WHAT YOU HAVE TO DO
Give a verbatim copy of the lines below, minus the pictures.

PROVIDED MATERIAL
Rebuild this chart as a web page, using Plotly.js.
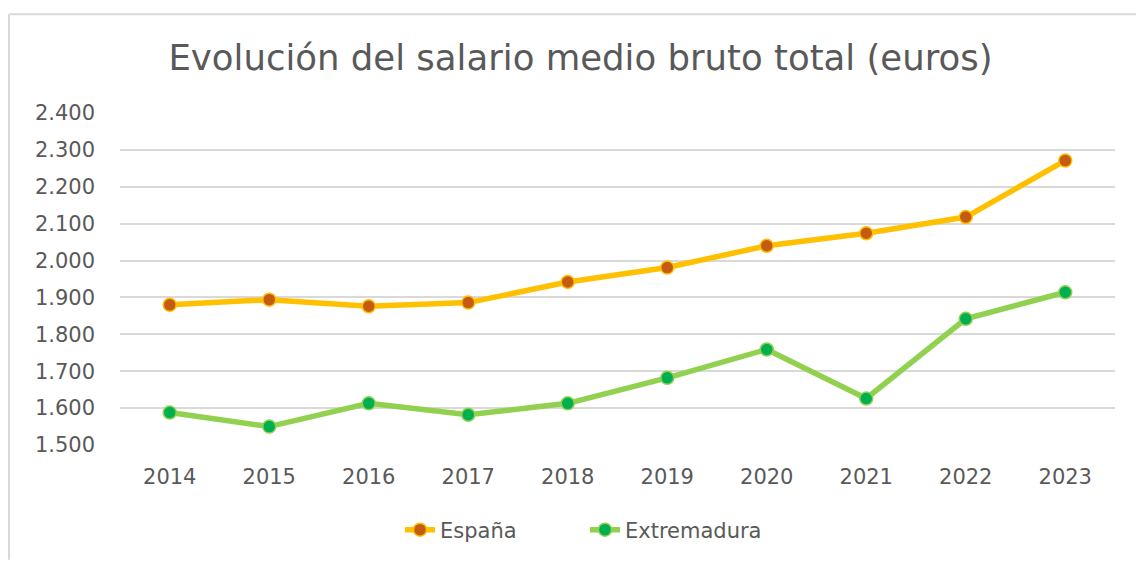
<!DOCTYPE html>
<html>
<head>
<meta charset="utf-8">
<script src="https://cdn.plot.ly/plotly-3.0.1.min.js"></script>
<style>html,body{margin:0;padding:0;background:#fff;}#chart{width:1136px;height:561px;}</style>
</head>
<body>
<div id="chart"></div>
<script>
const years = ['2014','2015','2016','2017','2018','2019','2020','2021','2022','2023'];
const espana = [1880, 1894, 1876, 1886, 1942, 1981, 2040, 2074, 2118, 2271];
const extremadura = [1588, 1550, 1613, 1582, 1613, 1682, 1759, 1626, 1842, 1914];
const yTickVals = [1500, 1600, 1700, 1800, 1900, 2000, 2100, 2200, 2300, 2400];
const yTickText = ['1.500','1.600','1.700','1.800','1.900','2.000','2.100','2.200','2.300','2.400'];

const FONT = 'DejaVu Sans, Liberation Sans, sans-serif';
const traces = [
  {x: years, y: espana, name: 'España', type: 'scatter', mode: 'lines+markers',
   line: {color: '#FFC000', width: 5.5},
   marker: {color: '#C55A11', size: 13, line: {color: '#FFC000', width: 1.5}}},
  {x: years, y: extremadura, name: 'Extremadura', type: 'scatter', mode: 'lines+markers',
   line: {color: '#92D050', width: 5.5},
   marker: {color: '#00B050', size: 13, line: {color: '#92D050', width: 1.5}}}
];
const L = 120, R = 1115, T = 113, B = 446, W = 1136, H = 561;
const layout = {
  width: W, height: H,
  margin: {l: L, r: W - R, t: T, b: H - B, pad: 0},
  paper_bgcolor: '#ffffff', plot_bgcolor: '#ffffff',
  font: {family: FONT, color: '#595959', size: 21},
  title: {text: 'Evolución del salario medio bruto total (euros)', font: {family: FONT, size: 35.5, color: '#595959'},
          x: 0.511, xanchor: 'center', xref: 'container', y: 1 - 58/H, yanchor: 'middle', yref: 'container'},
  xaxis: {type: 'category', range: [-0.5, 9.5], showgrid: false, zeroline: false, showline: false,
          ticks: '', ticklabelstandoff: 17, tickfont: {family: FONT, size: 21, color: '#595959'}},
  yaxis: {range: [1500, 2400], tickvals: yTickVals, ticktext: yTickText, showgrid: true,
          gridcolor: '#d9d9d9', gridwidth: 2, zeroline: false, showline: false, ticks: '',
          ticklabelstandoff: 24, tickfont: {family: FONT, size: 21, color: '#595959'}},
  showlegend: true,
  legend: {orientation: 'h', x: (400 - L) / (R - L), xanchor: 'left', y: (B - 530) / (B - T), yanchor: 'middle',
           font: {family: FONT, size: 21, color: '#595959'}, entrywidth: 140, tracegroupgap: 0},
  shapes: [
    {type: 'line', xref: 'paper', yref: 'paper', x0: (9 - L)/(R - L), x1: (W - L)/(R - L),
     y0: (B - 14)/(B - T), y1: (B - 14)/(B - T), line: {color: '#d9d9d9', width: 2}},
    {type: 'line', xref: 'paper', yref: 'paper', x0: (9 - L)/(R - L), x1: (9 - L)/(R - L),
     y0: (B - 14)/(B - T), y1: (B - H)/(B - T), line: {color: '#d9d9d9', width: 2}}
  ]
};
Plotly.newPlot('chart', traces, layout, {displayModeBar: false, staticPlot: true});
</script>
</body>
</html>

OUTPUT OF THE TASK
Rebuild this chart as a web page, using Plotly.js.
<!DOCTYPE html>
<html>
<head>
<meta charset="utf-8">
<script src="https://cdn.plot.ly/plotly-3.0.1.min.js"></script>
<style>html,body{margin:0;padding:0;background:#fff;}#chart{width:1136px;height:561px;}</style>
</head>
<body>
<div id="chart"></div>
<script>
const years = ['2014','2015','2016','2017','2018','2019','2020','2021','2022','2023'];
const espana = [1880, 1894, 1876, 1886, 1942, 1981, 2040, 2074, 2118, 2271];
const extremadura = [1588, 1550, 1613, 1582, 1613, 1682, 1759, 1626, 1842, 1914];
const yTickVals = [1500, 1600, 1700, 1800, 1900, 2000, 2100, 2200, 2300, 2400];
const yTickText = ['1.500','1.600','1.700','1.800','1.900','2.000','2.100','2.200','2.300','2.400'];

const FONT = 'DejaVu Sans, Liberation Sans, sans-serif';
const traces = [
  {x: years, y: espana, name: 'España', type: 'scatter', mode: 'lines+markers',
   line: {color: '#FFC000', width: 5.5},
   marker: {color: '#C55A11', size: 13, line: {color: '#FFC000', width: 1.5}}},
  {x: years, y: extremadura, name: 'Extremadura', type: 'scatter', mode: 'lines+markers',
   line: {color: '#92D050', width: 5.5},
   marker: {color: '#00B050', size: 13, line: {color: '#92D050', width: 1.5}}}
];
const L = 120, R = 1115, T = 113, B = 446, W = 1136, H = 561;
const layout = {
  width: W, height: H,
  margin: {l: L, r: W - R, t: T, b: H - B, pad: 0},
  paper_bgcolor: '#ffffff', plot_bgcolor: '#ffffff',
  font: {family: FONT, color: '#595959', size: 21},
  title: {text: 'Evolución del salario medio bruto total (euros)', font: {family: FONT, size: 35.5, color: '#595959'},
          x: 0.511, xanchor: 'center', xref: 'container', y: 1 - 58/H, yanchor: 'middle', yref: 'container'},
  xaxis: {type: 'category', range: [-0.5, 9.5], showgrid: false, zeroline: false, showline: false,
          ticks: '', ticklabelstandoff: 17, tickfont: {family: FONT, size: 21, color: '#595959'}},
  yaxis: {range: [1500, 2400], tickvals: yTickVals, ticktext: yTickText, showgrid: true,
          gridcolor: '#d9d9d9', gridwidth: 2, zeroline: false, showline: false, ticks: '',
          ticklabelstandoff: 24, tickfont: {family: FONT, size: 21, color: '#595959'}},
  showlegend: true,
  legend: {orientation: 'h', x: (400 - L) / (R - L), xanchor: 'left', y: (B - 530) / (B - T), yanchor: 'middle',
           font: {family: FONT, size: 21, color: '#595959'}, entrywidth: 140, tracegroupgap: 0},
  shapes: [
    {type: 'line', xref: 'paper', yref: 'paper', x0: (9 - L)/(R - L), x1: (W - L)/(R - L),
     y0: (B - 14)/(B - T), y1: (B - 14)/(B - T), line: {color: '#d9d9d9', width: 2}},
    {type: 'line', xref: 'paper', yref: 'paper', x0: (9 - L)/(R - L), x1: (9 - L)/(R - L),
     y0: (B - 14)/(B - T), y1: (B - H)/(B - T), line: {color: '#d9d9d9', width: 2}}
  ]
};
Plotly.newPlot('chart', traces, layout, {displayModeBar: false, staticPlot: true});
</script>
</body>
</html>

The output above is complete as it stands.